### Brief
Your output must consist solely of the lines from the "Rebuild this chart" line through the "const yTicks = [0.0, 0.2, 0.4, 0.6, 0.8, 1.0];" line, exactly as written, without images.

### The data
====

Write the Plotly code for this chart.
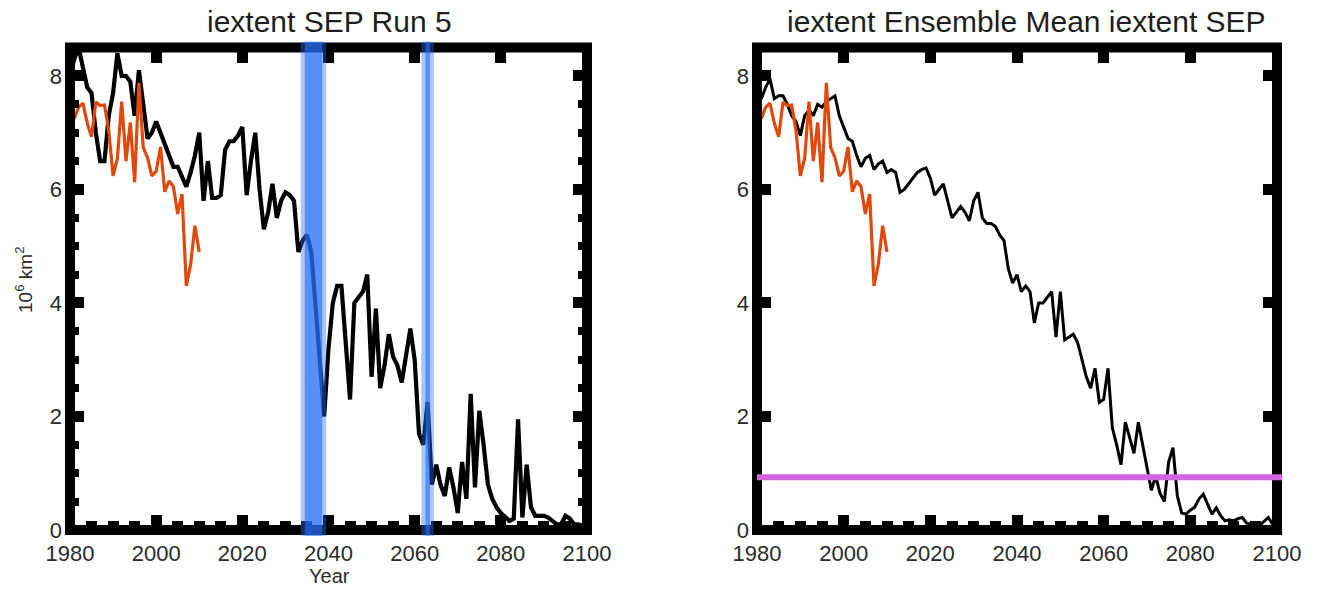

====

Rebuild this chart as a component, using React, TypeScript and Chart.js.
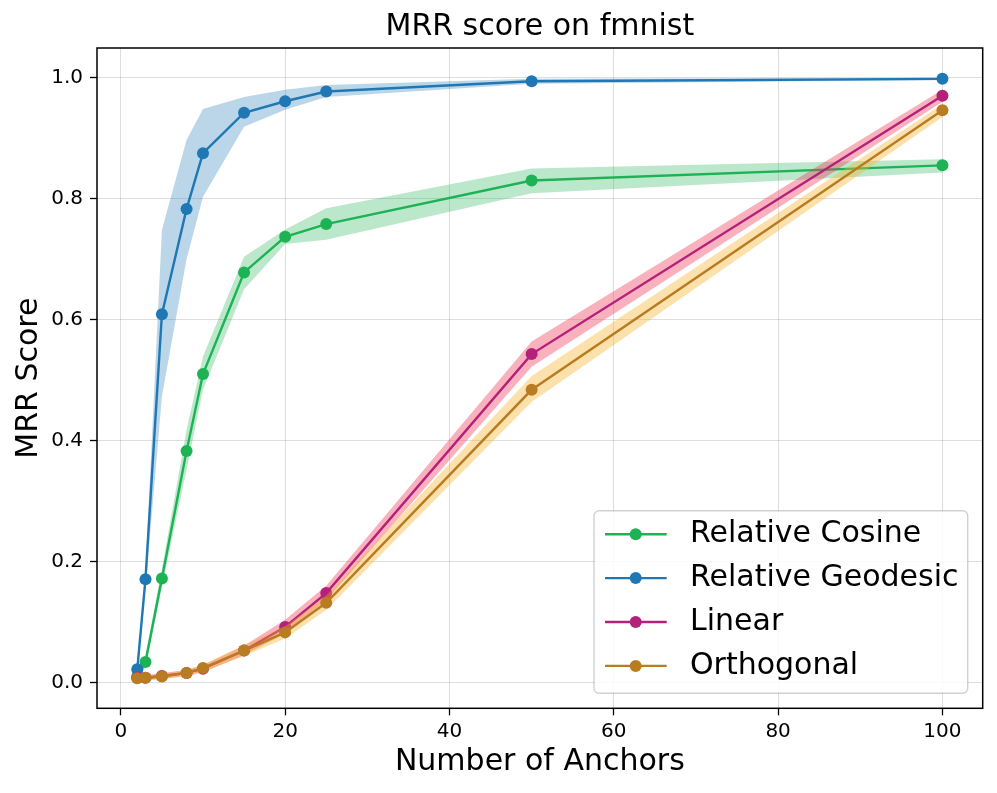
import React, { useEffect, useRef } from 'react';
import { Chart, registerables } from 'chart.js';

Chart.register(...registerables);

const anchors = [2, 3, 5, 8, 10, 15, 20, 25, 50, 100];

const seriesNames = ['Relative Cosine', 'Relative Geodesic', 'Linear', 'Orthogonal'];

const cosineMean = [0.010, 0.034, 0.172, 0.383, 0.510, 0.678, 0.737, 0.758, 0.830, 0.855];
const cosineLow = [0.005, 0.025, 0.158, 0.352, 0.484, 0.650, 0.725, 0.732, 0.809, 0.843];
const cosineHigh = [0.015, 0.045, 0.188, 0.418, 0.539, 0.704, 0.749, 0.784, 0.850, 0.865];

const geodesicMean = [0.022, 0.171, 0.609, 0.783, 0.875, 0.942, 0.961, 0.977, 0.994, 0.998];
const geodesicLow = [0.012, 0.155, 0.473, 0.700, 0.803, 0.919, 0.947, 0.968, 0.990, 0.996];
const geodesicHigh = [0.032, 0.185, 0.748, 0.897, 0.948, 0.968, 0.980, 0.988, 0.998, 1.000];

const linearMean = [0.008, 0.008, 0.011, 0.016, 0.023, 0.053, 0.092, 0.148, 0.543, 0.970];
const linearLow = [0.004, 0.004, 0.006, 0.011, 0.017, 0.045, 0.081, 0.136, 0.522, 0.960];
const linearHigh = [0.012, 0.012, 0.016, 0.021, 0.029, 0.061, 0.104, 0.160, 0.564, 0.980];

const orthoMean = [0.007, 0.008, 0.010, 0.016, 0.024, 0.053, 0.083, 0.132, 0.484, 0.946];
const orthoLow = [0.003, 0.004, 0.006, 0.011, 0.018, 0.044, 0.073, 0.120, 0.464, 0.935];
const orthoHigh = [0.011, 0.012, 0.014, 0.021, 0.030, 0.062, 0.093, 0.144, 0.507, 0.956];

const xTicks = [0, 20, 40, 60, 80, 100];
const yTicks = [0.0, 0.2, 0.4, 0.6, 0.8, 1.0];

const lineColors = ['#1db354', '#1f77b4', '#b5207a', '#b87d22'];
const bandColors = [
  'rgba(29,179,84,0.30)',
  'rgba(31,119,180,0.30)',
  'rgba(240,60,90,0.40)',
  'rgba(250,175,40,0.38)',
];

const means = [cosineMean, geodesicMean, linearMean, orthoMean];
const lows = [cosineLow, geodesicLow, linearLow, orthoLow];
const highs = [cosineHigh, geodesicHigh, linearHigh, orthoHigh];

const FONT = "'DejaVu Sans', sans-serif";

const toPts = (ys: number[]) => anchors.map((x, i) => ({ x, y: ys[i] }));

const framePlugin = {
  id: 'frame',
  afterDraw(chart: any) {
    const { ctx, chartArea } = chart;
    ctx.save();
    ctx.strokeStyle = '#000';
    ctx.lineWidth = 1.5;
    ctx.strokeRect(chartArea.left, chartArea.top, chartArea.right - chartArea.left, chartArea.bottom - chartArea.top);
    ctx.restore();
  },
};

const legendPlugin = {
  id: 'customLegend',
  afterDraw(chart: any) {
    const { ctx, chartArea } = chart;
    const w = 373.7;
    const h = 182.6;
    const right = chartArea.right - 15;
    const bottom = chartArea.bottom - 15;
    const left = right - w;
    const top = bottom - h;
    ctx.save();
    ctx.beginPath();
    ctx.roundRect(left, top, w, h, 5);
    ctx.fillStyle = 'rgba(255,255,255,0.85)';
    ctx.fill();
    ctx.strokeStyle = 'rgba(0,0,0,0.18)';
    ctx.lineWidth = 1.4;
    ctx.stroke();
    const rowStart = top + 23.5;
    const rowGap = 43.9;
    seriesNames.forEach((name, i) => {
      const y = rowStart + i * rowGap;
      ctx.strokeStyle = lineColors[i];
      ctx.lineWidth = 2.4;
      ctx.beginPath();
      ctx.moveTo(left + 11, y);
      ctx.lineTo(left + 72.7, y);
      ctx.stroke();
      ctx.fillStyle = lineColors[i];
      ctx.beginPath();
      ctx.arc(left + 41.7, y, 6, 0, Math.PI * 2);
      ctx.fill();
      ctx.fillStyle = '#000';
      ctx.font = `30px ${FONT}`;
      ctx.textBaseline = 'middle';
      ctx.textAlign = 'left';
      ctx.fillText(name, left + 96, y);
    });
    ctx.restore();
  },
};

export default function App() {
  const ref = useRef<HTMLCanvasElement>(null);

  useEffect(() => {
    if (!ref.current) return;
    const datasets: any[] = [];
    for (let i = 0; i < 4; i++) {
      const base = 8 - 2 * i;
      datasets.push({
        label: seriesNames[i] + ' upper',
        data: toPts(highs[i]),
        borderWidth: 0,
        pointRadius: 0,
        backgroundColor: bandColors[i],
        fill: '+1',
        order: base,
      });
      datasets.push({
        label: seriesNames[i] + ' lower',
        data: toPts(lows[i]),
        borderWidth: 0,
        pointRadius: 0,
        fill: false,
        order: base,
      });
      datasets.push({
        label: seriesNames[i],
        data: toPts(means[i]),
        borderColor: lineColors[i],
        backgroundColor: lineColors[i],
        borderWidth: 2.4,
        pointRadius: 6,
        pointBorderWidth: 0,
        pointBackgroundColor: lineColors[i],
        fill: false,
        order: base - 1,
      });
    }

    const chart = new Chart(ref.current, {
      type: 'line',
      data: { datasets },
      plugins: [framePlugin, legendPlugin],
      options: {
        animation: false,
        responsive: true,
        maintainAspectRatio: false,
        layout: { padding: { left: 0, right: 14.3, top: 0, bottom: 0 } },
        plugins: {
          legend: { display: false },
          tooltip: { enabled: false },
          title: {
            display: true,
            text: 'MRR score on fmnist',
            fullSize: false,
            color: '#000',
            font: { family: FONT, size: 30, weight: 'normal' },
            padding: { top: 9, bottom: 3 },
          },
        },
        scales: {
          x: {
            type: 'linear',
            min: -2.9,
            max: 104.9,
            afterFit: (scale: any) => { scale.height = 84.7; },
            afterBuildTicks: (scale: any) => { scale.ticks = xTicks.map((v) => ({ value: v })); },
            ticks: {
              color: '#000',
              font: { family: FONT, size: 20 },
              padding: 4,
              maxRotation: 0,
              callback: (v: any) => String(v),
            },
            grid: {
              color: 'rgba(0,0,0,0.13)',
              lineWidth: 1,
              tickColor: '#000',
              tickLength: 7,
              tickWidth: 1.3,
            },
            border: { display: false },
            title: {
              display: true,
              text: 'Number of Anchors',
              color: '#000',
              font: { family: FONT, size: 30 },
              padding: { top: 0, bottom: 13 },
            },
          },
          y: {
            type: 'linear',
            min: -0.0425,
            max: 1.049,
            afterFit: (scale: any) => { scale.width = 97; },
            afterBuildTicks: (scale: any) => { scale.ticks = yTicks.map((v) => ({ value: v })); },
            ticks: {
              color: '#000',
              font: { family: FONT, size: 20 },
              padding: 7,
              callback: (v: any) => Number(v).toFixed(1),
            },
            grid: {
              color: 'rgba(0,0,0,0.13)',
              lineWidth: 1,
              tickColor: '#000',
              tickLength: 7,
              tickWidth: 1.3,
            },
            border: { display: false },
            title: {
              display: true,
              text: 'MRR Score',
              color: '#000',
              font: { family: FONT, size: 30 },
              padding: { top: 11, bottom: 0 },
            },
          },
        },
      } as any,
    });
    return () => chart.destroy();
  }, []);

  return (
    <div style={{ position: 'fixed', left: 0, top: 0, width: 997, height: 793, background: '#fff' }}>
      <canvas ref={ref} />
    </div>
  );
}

====

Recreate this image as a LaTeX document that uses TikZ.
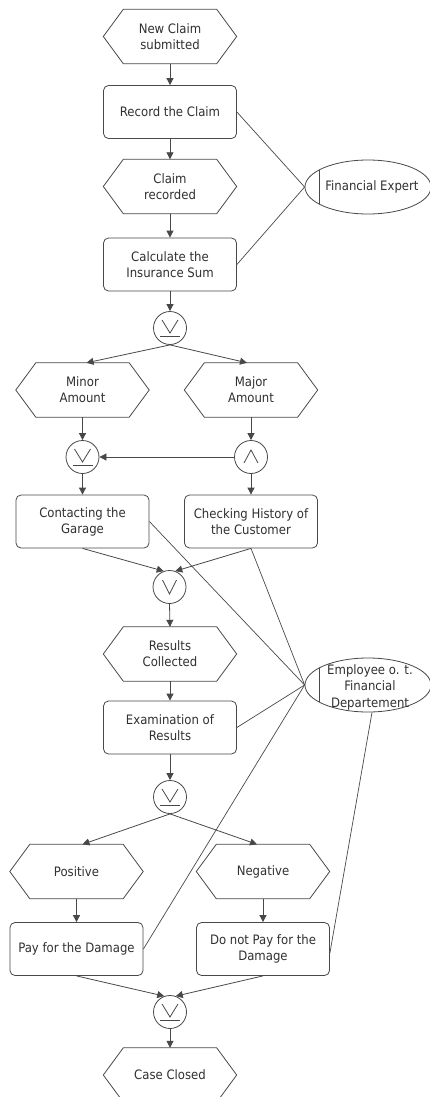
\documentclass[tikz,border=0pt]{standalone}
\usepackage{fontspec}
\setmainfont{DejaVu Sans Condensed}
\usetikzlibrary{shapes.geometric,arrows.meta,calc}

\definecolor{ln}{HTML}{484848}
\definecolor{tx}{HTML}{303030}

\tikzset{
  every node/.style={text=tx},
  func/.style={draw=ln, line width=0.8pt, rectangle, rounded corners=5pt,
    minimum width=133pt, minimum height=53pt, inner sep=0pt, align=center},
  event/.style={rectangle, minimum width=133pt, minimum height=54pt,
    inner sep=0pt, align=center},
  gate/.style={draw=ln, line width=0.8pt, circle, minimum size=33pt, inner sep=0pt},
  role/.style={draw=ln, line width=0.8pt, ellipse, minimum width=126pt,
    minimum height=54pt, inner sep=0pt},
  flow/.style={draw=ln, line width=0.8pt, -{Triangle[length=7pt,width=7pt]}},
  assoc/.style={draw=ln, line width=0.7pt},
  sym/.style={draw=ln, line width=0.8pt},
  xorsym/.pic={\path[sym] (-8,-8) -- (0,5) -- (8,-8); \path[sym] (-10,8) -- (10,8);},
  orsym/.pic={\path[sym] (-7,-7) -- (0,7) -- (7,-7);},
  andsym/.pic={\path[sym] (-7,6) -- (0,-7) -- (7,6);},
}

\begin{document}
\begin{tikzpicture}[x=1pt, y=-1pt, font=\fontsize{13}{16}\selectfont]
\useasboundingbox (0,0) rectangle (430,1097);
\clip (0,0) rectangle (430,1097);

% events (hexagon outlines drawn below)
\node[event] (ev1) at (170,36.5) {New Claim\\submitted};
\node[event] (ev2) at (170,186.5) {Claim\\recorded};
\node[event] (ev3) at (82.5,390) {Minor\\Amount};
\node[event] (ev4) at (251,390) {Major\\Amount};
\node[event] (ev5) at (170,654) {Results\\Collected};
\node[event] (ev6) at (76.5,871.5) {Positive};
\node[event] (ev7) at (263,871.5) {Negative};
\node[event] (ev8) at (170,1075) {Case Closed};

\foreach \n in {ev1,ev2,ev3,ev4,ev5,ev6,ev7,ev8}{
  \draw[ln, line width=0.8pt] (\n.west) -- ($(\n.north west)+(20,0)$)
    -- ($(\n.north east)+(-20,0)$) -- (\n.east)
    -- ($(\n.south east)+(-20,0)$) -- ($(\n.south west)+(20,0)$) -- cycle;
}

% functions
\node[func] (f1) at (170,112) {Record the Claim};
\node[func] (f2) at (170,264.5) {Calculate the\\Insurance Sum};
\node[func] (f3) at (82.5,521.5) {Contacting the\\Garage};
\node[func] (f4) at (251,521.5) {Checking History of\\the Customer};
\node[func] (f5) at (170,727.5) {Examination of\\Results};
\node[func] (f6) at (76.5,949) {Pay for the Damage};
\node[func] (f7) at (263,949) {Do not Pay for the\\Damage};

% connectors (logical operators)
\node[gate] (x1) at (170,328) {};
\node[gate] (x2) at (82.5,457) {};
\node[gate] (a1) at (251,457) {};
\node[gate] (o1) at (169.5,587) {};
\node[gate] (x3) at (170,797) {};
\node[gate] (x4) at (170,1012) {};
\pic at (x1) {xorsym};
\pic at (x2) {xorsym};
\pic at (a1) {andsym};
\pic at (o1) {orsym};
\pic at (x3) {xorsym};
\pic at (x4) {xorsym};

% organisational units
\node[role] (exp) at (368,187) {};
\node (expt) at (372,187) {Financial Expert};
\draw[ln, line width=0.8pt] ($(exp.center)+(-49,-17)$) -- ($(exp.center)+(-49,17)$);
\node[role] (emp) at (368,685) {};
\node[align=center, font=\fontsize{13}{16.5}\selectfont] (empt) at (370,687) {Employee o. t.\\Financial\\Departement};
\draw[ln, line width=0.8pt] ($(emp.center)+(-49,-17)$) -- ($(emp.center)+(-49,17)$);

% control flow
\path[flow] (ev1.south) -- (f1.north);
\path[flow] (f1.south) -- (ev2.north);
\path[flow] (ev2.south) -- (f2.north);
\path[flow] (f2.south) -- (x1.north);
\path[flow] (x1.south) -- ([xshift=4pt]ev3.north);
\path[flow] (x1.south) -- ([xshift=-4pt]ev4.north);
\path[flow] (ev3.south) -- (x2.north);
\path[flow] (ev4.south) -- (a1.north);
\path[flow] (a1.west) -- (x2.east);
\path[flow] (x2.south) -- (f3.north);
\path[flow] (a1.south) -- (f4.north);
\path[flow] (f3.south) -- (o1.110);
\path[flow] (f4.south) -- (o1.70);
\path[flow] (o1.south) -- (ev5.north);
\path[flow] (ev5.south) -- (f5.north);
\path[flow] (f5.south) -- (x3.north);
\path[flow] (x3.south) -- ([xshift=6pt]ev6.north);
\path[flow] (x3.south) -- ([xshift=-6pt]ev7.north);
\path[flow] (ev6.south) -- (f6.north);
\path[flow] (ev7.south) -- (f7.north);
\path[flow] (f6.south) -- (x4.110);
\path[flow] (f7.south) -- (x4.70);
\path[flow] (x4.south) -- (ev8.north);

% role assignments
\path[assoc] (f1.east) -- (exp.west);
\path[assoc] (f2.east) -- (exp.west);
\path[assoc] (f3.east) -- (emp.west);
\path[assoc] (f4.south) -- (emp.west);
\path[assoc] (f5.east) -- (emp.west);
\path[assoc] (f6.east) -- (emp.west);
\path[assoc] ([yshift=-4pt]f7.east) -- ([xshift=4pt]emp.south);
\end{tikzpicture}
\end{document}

====

### Right answer
Rebuild this chart as a component, using React, TypeScript and Chart.js.
import React, { useEffect, useRef } from 'react';
import { Chart, registerables } from 'chart.js';

Chart.register(...registerables);

const anchors = [2, 3, 5, 8, 10, 15, 20, 25, 50, 100];

const seriesNames = ['Relative Cosine', 'Relative Geodesic', 'Linear', 'Orthogonal'];

const cosineMean = [0.010, 0.034, 0.172, 0.383, 0.510, 0.678, 0.737, 0.758, 0.830, 0.855];
const cosineLow = [0.005, 0.025, 0.158, 0.352, 0.484, 0.650, 0.725, 0.732, 0.809, 0.843];
const cosineHigh = [0.015, 0.045, 0.188, 0.418, 0.539, 0.704, 0.749, 0.784, 0.850, 0.865];

const geodesicMean = [0.022, 0.171, 0.609, 0.783, 0.875, 0.942, 0.961, 0.977, 0.994, 0.998];
const geodesicLow = [0.012, 0.155, 0.473, 0.700, 0.803, 0.919, 0.947, 0.968, 0.990, 0.996];
const geodesicHigh = [0.032, 0.185, 0.748, 0.897, 0.948, 0.968, 0.980, 0.988, 0.998, 1.000];

const linearMean = [0.008, 0.008, 0.011, 0.016, 0.023, 0.053, 0.092, 0.148, 0.543, 0.970];
const linearLow = [0.004, 0.004, 0.006, 0.011, 0.017, 0.045, 0.081, 0.136, 0.522, 0.960];
const linearHigh = [0.012, 0.012, 0.016, 0.021, 0.029, 0.061, 0.104, 0.160, 0.564, 0.980];

const orthoMean = [0.007, 0.008, 0.010, 0.016, 0.024, 0.053, 0.083, 0.132, 0.484, 0.946];
const orthoLow = [0.003, 0.004, 0.006, 0.011, 0.018, 0.044, 0.073, 0.120, 0.464, 0.935];
const orthoHigh = [0.011, 0.012, 0.014, 0.021, 0.030, 0.062, 0.093, 0.144, 0.507, 0.956];

const xTicks = [0, 20, 40, 60, 80, 100];
const yTicks = [0.0, 0.2, 0.4, 0.6, 0.8, 1.0];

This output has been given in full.